La cumbre escarlata es una nueva vuelta de tuerca en este sentido, o mejor aún, un volver a dar vueltas sobre lo mismo. El problema de La cumbre escarlata es que no ofrece nada nuevo que Del Toro no nos haya dicho ya en sus anteriores películas. Más que en ningún otro film de su director, en La cumbre escarlata las apariciones fantasmales son contadísimas y si uno las calibra bien, en realidad, no aportan gran cosa (con la única excepción de la primera vez que vemos a un fantasma). La película podría haber funcionado igual de bien (o de medio bien) si no hubiéramos visto a ningún espectro. Y es una pena porque Del Toro tiene buenas ideas y sabe cómo asustar con grotescas ocurrencias y sangrientos disparates.

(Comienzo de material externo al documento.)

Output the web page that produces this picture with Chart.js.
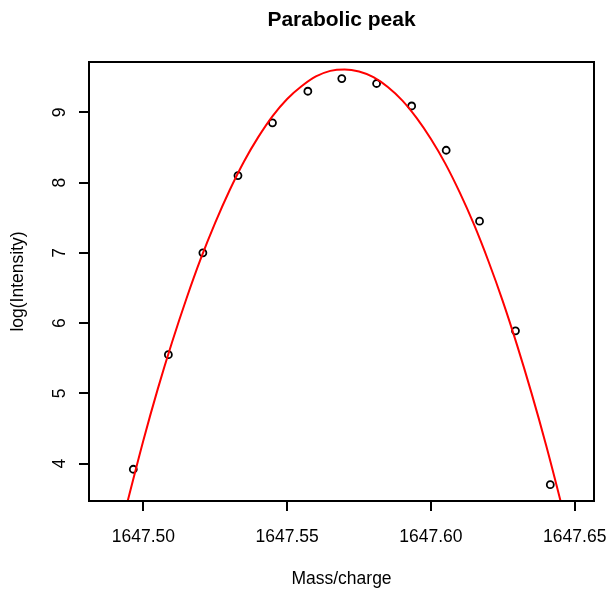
<!DOCTYPE html>
<html>
<head>
<meta charset="utf-8">
<script src="https://cdn.jsdelivr.net/npm/chart.js@4.4.1/dist/chart.umd.min.js"></script>
<style>
  body { margin: 0; background: #fff; }
  canvas { display: block; }
</style>
</head>
<body>
<canvas id="chart" width="614" height="597"></canvas>
<script>
// observed peaks (mass/charge, log intensity)
let massValues = [1647.4965, 1647.5087, 1647.5207, 1647.5329, 1647.5449, 1647.5572, 1647.5690,
    1647.5811, 1647.5933, 1647.6053, 1647.6169, 1647.6294, 1647.6415];
let logIntensity = [3.92, 5.55, 7.00, 8.10, 8.85, 9.30, 9.48, 9.41, 9.09, 8.46, 7.45, 5.89, 3.70];

// fitted parabola
let curveMass = [1647.4935, 1647.495, 1647.500, 1647.505, 1647.510, 1647.515, 1647.520, 1647.525,
    1647.530, 1647.535, 1647.540, 1647.545, 1647.550, 1647.555, 1647.560, 1647.565, 1647.570,
    1647.575, 1647.580, 1647.585, 1647.590, 1647.595, 1647.600, 1647.605, 1647.610, 1647.615,
    1647.620, 1647.625, 1647.630, 1647.635, 1647.640, 1647.645, 1647.6465];
let curveLog = [3.30, 3.54, 4.33, 5.06, 5.73, 6.35, 6.92, 7.43, 7.89, 8.30, 8.65, 8.95, 9.19,
    9.37, 9.51, 9.59, 9.61, 9.58, 9.50, 9.36, 9.17, 8.92, 8.62, 8.27, 7.86, 7.40, 6.88, 6.31,
    5.68, 5.00, 4.27, 3.48, 3.23];

let xTicks = [1647.50, 1647.55, 1647.60, 1647.65];
let yTicks = [4, 5, 6, 7, 8, 9];

let chartTitle = "Parabolic peak";
let xLabel = "Mass/charge";
let yLabel = "log(Intensity)";

let fontName = "'Liberation Sans', Arial, sans-serif";

let boxAndTitle = {
    id: "boxAndTitle",
    afterDraw(chart) {
        let ctx = chart.ctx;
        let area = chart.chartArea;
        ctx.save();
        ctx.strokeStyle = "#000";
        ctx.lineWidth = 2;
        ctx.strokeRect(area.left, area.top, area.right - area.left, area.bottom - area.top);
        ctx.fillStyle = "#000";
        ctx.font = "bold 21px " + fontName;
        ctx.textAlign = "center";
        ctx.textBaseline = "middle";
        ctx.fillText(chartTitle, (area.left + area.right) / 2, 20);
        ctx.restore();
    }
};

let points = massValues.map((m, i) => ({ x: m, y: logIntensity[i] }));
let curve = curveMass.map((m, i) => ({ x: m, y: curveLog[i] }));

new Chart(document.getElementById("chart").getContext("2d"), {
    type: "scatter",
    data: {
        datasets: [{
            label: "fit",
            data: curve,
            showLine: true,
            borderColor: "#ff0000",
            borderWidth: 2,
            pointRadius: 0,
            cubicInterpolationMode: "monotone",
            clip: 0,
            order: 0
        }, {
            label: "peaks",
            data: points,
            showLine: false,
            pointRadius: 3.5,
            pointBorderWidth: 1.8,
            pointBorderColor: "#000",
            pointBackgroundColor: "rgba(0,0,0,0)",
            order: 1
        }]
    },
    options: {
        responsive: false,
        animation: false,
        devicePixelRatio: 1,
        layout: { padding: { top: 62, right: 20, left: 0, bottom: 0 } },
        plugins: { legend: { display: false }, tooltip: { enabled: false } },
        scales: {
            x: {
                type: "linear",
                min: 1647.4811,
                max: 1647.6567,
                afterBuildTicks: (scale) => { scale.ticks = xTicks.map(v => ({ value: v })); },
                afterFit: (scale) => {
                    scale.height = 96;
                    scale.paddingLeft = 0;
                    scale.paddingRight = 0;
                },
                grid: { drawOnChartArea: false, color: "#000", lineWidth: 2, tickLength: 10 },
                border: { display: false },
                ticks: {
                    color: "#000",
                    font: { family: fontName, size: 17.5 },
                    padding: 16,
                    maxRotation: 0,
                    callback: (v) => v.toFixed(2)
                },
                title: {
                    display: true,
                    text: xLabel,
                    color: "#000",
                    font: { family: fontName, size: 17.5 },
                    padding: { top: 0, bottom: 7 }
                }
            },
            y: {
                type: "linear",
                min: 3.468,
                max: 9.716,
                afterBuildTicks: (scale) => { scale.ticks = yTicks.map(v => ({ value: v })); },
                afterFit: (scale) => {
                    scale.width = 89;
                    scale.paddingTop = 0;
                    scale.paddingBottom = 0;
                },
                grid: { drawOnChartArea: false, color: "#000", lineWidth: 2, tickLength: 10 },
                border: { display: false },
                ticks: {
                    color: "#000",
                    font: { family: fontName, size: 17.5 },
                    padding: 14,
                    minRotation: 90,
                    maxRotation: 90,
                    crossAlign: "center",
                    callback: (v) => String(v)
                },
                title: {
                    display: true,
                    text: yLabel,
                    color: "#000",
                    font: { family: fontName, size: 17.5 },
                    padding: { top: 8, bottom: 0 }
                }
            }
        }
    },
    plugins: [boxAndTitle]
});
</script>
</body>
</html>
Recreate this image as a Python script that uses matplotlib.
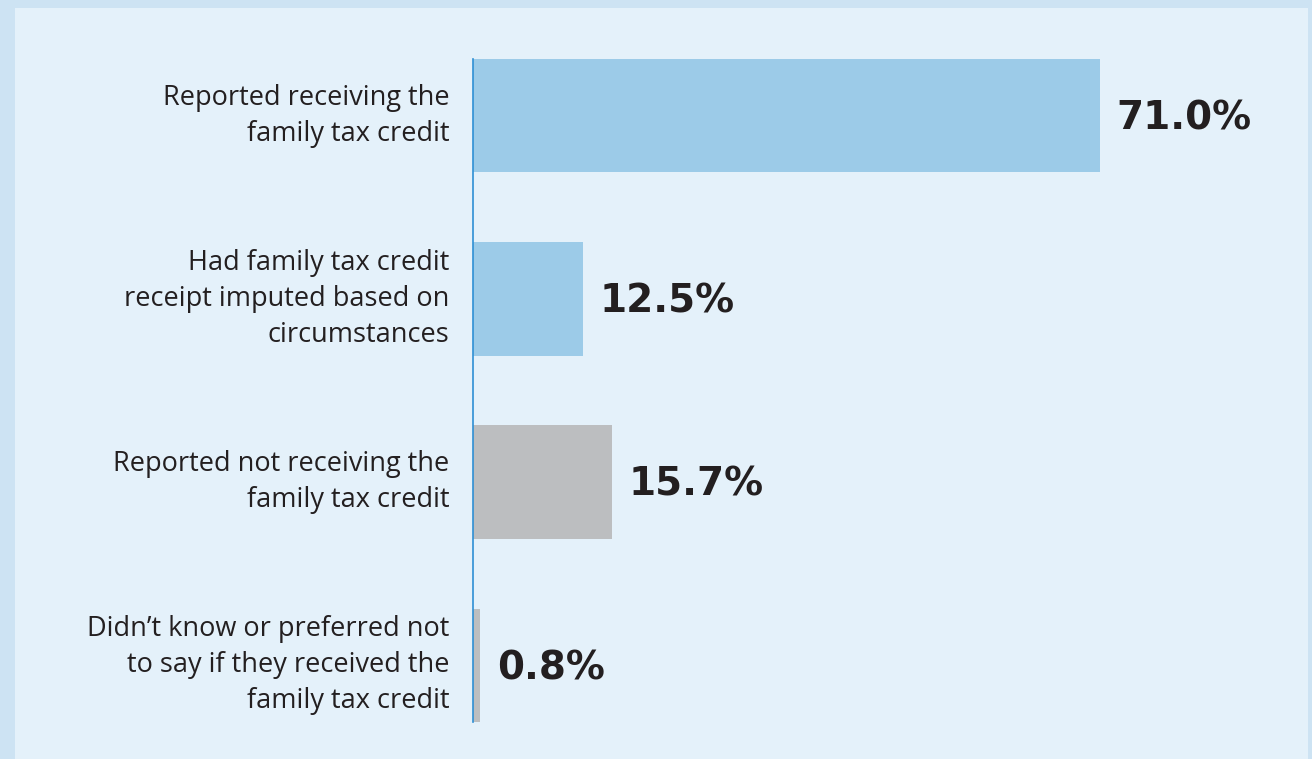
import matplotlib.pyplot as plt
from matplotlib.patches import Rectangle

categories = [
    "Reported receiving the\nfamily tax credit",
    "Had family tax credit\nreceipt imputed based on\ncircumstances",
    "Reported not receiving the\nfamily tax credit",
    "Didn\u2019t know or preferred not\nto say if they received the\nfamily tax credit",
]
values = [71.0, 12.5, 15.7, 0.8]
value_labels = ["71.0%", "12.5%", "15.7%", "0.8%"]
bar_colors = ["#9ccbe8", "#9ccbe8", "#bcbec0", "#bcbec0"]

W, H = 1312, 759
fig = plt.figure(figsize=(W / 100, H / 100), dpi=100)
fig.patch.set_facecolor("#cde3f3")
fig.add_artist(Rectangle((15 / W, 0), (1308 - 15) / W, (H - 8) / H,
                         transform=fig.transFigure, facecolor="#e4f1fa",
                         edgecolor="none", zorder=0))

# axes spans from the baseline to where 71% ends horizontally
x0, x1 = 473, 1100
y_top, y_bot = 58 - 34, 723 + 34
ax = fig.add_axes([x0 / W, 1 - y_bot / H, (x1 - x0) / W, (y_bot - y_top) / H])
ax.set_facecolor("none")

pos = list(range(len(values)))
ax.barh(pos, values, height=0.62, color=bar_colors, zorder=2)
ax.set_xlim(0, 71.0)
ax.set_ylim(3.5, -0.5)
for s in ax.spines.values():
    s.set_visible(False)
ax.set_xticks([])
ax.set_yticks([])

# baseline
ax.plot([0, 0], [-0.31, 3.31], color="#2e8fd4", lw=1.2, zorder=3, clip_on=False)

for p, v, lab, cat in zip(pos, values, value_labels, categories):
    ax.annotate(lab, xy=(v, p), xytext=(12, -2), textcoords="offset points",
                ha="left", va="center", fontsize=28, fontweight="bold",
                color="#231f20", family="DejaVu Sans")
    ax.annotate(cat, xy=(0, p), xytext=(-17, 0), textcoords="offset points",
                ha="right", va="center", fontsize=19.5, color="#231f20",
                family="Open Sans", linespacing=1.38)

fig.savefig("out.png", dpi=100, facecolor=fig.get_facecolor())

Siempre he pensado que Guillermo del Toro es un realizador sobrevalorado. A mi parecer le falta un punto para ser brillante y no termino de decidir dónde exactamente se acusan más sus carencias. Sus guiones aunque repletos de clichés sabe hacerlos interesantes y su puesta en escena, aunque funcional y previsible, resulta seductora. Y su universo, aunque todavía incompleto (todavía nos faltaría por ver su acariciada adaptación de la obra de Lovecraft En las montañas de la locura) y todo lo discutible que se quiera al menos tiene sentido, es coherente consigo mismo y sobre todo vierte luz sobre el ser humano.